» **Task instructions**
Write the listing below out again exactly, dropping the images.

════════

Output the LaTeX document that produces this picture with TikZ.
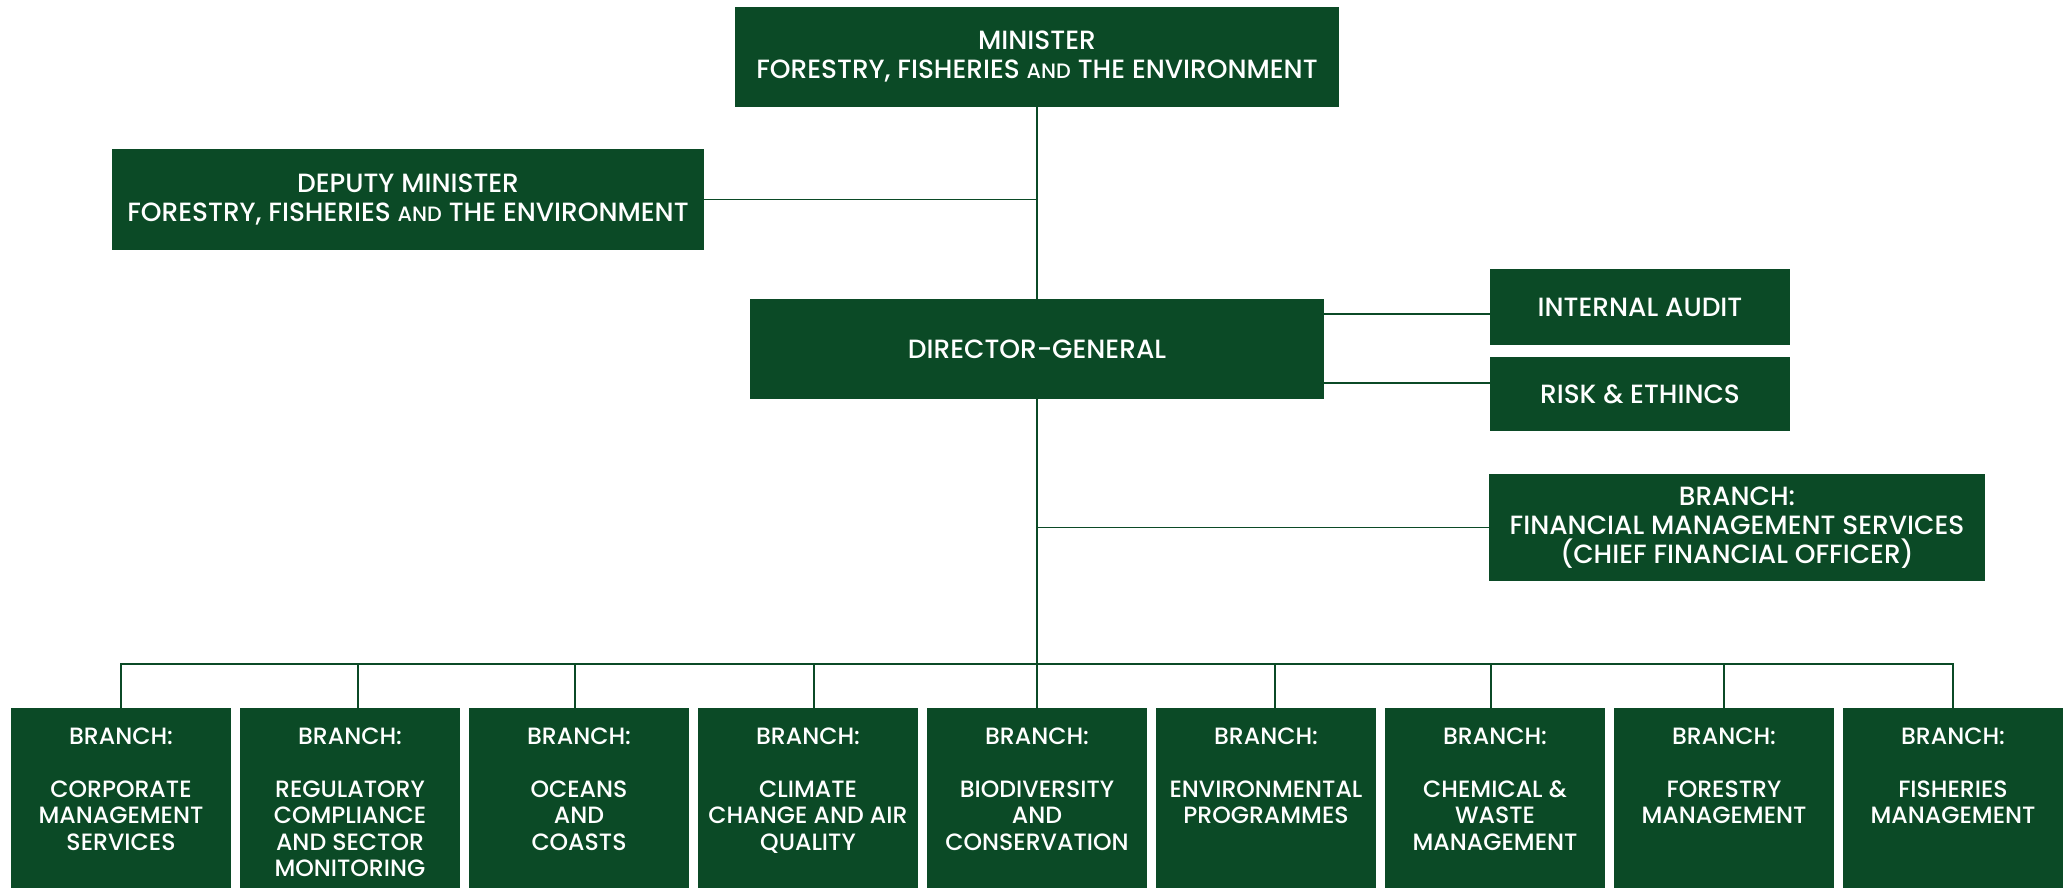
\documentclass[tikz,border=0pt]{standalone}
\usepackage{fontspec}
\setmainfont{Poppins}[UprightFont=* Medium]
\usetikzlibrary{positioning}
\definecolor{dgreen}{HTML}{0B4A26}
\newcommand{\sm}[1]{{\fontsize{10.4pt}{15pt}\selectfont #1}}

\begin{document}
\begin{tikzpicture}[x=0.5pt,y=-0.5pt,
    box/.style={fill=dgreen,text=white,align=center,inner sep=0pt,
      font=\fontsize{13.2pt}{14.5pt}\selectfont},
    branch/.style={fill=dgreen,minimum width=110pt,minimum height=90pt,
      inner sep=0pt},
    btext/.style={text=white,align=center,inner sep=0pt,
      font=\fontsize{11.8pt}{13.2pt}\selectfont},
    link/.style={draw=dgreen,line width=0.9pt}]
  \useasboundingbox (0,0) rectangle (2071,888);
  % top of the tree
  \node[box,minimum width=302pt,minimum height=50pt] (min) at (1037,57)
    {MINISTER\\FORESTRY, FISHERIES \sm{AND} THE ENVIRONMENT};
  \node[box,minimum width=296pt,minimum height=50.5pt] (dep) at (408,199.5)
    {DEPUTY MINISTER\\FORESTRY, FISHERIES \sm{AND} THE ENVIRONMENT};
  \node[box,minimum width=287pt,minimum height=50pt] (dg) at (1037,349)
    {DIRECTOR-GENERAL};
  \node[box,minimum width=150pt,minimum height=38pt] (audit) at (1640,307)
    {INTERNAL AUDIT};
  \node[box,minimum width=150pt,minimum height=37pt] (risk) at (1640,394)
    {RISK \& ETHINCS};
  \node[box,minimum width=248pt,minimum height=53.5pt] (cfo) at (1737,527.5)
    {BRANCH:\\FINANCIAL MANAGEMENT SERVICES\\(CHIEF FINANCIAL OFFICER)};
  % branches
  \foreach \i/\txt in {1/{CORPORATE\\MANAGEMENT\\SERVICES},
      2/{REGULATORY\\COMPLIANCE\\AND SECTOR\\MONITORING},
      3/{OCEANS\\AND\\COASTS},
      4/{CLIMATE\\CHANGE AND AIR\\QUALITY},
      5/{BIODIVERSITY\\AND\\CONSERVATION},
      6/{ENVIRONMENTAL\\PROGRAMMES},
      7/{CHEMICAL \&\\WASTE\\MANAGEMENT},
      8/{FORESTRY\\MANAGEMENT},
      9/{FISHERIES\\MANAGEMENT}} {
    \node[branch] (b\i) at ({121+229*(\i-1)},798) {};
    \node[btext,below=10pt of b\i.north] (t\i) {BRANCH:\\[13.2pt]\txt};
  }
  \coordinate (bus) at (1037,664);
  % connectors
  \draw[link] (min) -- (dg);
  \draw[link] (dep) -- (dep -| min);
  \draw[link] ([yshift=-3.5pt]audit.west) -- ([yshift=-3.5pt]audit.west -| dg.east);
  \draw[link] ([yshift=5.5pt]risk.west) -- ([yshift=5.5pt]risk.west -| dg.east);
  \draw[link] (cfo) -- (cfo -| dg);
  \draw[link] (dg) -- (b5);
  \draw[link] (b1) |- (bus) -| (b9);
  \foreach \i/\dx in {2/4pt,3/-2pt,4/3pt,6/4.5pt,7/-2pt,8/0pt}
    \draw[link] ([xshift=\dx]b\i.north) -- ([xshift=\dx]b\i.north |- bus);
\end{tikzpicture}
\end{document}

════════

» **Answer to this task**
Output the LaTeX document that produces this picture with TikZ.
\documentclass[tikz,border=0pt]{standalone}
\usepackage{fontspec}
\setmainfont{Poppins}[UprightFont=* Medium]
\usetikzlibrary{positioning}
\definecolor{dgreen}{HTML}{0B4A26}
\newcommand{\sm}[1]{{\fontsize{10.4pt}{15pt}\selectfont #1}}

\begin{document}
\begin{tikzpicture}[x=0.5pt,y=-0.5pt,
    box/.style={fill=dgreen,text=white,align=center,inner sep=0pt,
      font=\fontsize{13.2pt}{14.5pt}\selectfont},
    branch/.style={fill=dgreen,minimum width=110pt,minimum height=90pt,
      inner sep=0pt},
    btext/.style={text=white,align=center,inner sep=0pt,
      font=\fontsize{11.8pt}{13.2pt}\selectfont},
    link/.style={draw=dgreen,line width=0.9pt}]
  \useasboundingbox (0,0) rectangle (2071,888);
  % top of the tree
  \node[box,minimum width=302pt,minimum height=50pt] (min) at (1037,57)
    {MINISTER\\FORESTRY, FISHERIES \sm{AND} THE ENVIRONMENT};
  \node[box,minimum width=296pt,minimum height=50.5pt] (dep) at (408,199.5)
    {DEPUTY MINISTER\\FORESTRY, FISHERIES \sm{AND} THE ENVIRONMENT};
  \node[box,minimum width=287pt,minimum height=50pt] (dg) at (1037,349)
    {DIRECTOR-GENERAL};
  \node[box,minimum width=150pt,minimum height=38pt] (audit) at (1640,307)
    {INTERNAL AUDIT};
  \node[box,minimum width=150pt,minimum height=37pt] (risk) at (1640,394)
    {RISK \& ETHINCS};
  \node[box,minimum width=248pt,minimum height=53.5pt] (cfo) at (1737,527.5)
    {BRANCH:\\FINANCIAL MANAGEMENT SERVICES\\(CHIEF FINANCIAL OFFICER)};
  % branches
  \foreach \i/\txt in {1/{CORPORATE\\MANAGEMENT\\SERVICES},
      2/{REGULATORY\\COMPLIANCE\\AND SECTOR\\MONITORING},
      3/{OCEANS\\AND\\COASTS},
      4/{CLIMATE\\CHANGE AND AIR\\QUALITY},
      5/{BIODIVERSITY\\AND\\CONSERVATION},
      6/{ENVIRONMENTAL\\PROGRAMMES},
      7/{CHEMICAL \&\\WASTE\\MANAGEMENT},
      8/{FORESTRY\\MANAGEMENT},
      9/{FISHERIES\\MANAGEMENT}} {
    \node[branch] (b\i) at ({121+229*(\i-1)},798) {};
    \node[btext,below=10pt of b\i.north] (t\i) {BRANCH:\\[13.2pt]\txt};
  }
  \coordinate (bus) at (1037,664);
  % connectors
  \draw[link] (min) -- (dg);
  \draw[link] (dep) -- (dep -| min);
  \draw[link] ([yshift=-3.5pt]audit.west) -- ([yshift=-3.5pt]audit.west -| dg.east);
  \draw[link] ([yshift=5.5pt]risk.west) -- ([yshift=5.5pt]risk.west -| dg.east);
  \draw[link] (cfo) -- (cfo -| dg);
  \draw[link] (dg) -- (b5);
  \draw[link] (b1) |- (bus) -| (b9);
  \foreach \i/\dx in {2/4pt,3/-2pt,4/3pt,6/4.5pt,7/-2pt,8/0pt}
    \draw[link] ([xshift=\dx]b\i.north) -- ([xshift=\dx]b\i.north |- bus);
\end{tikzpicture}
\end{document}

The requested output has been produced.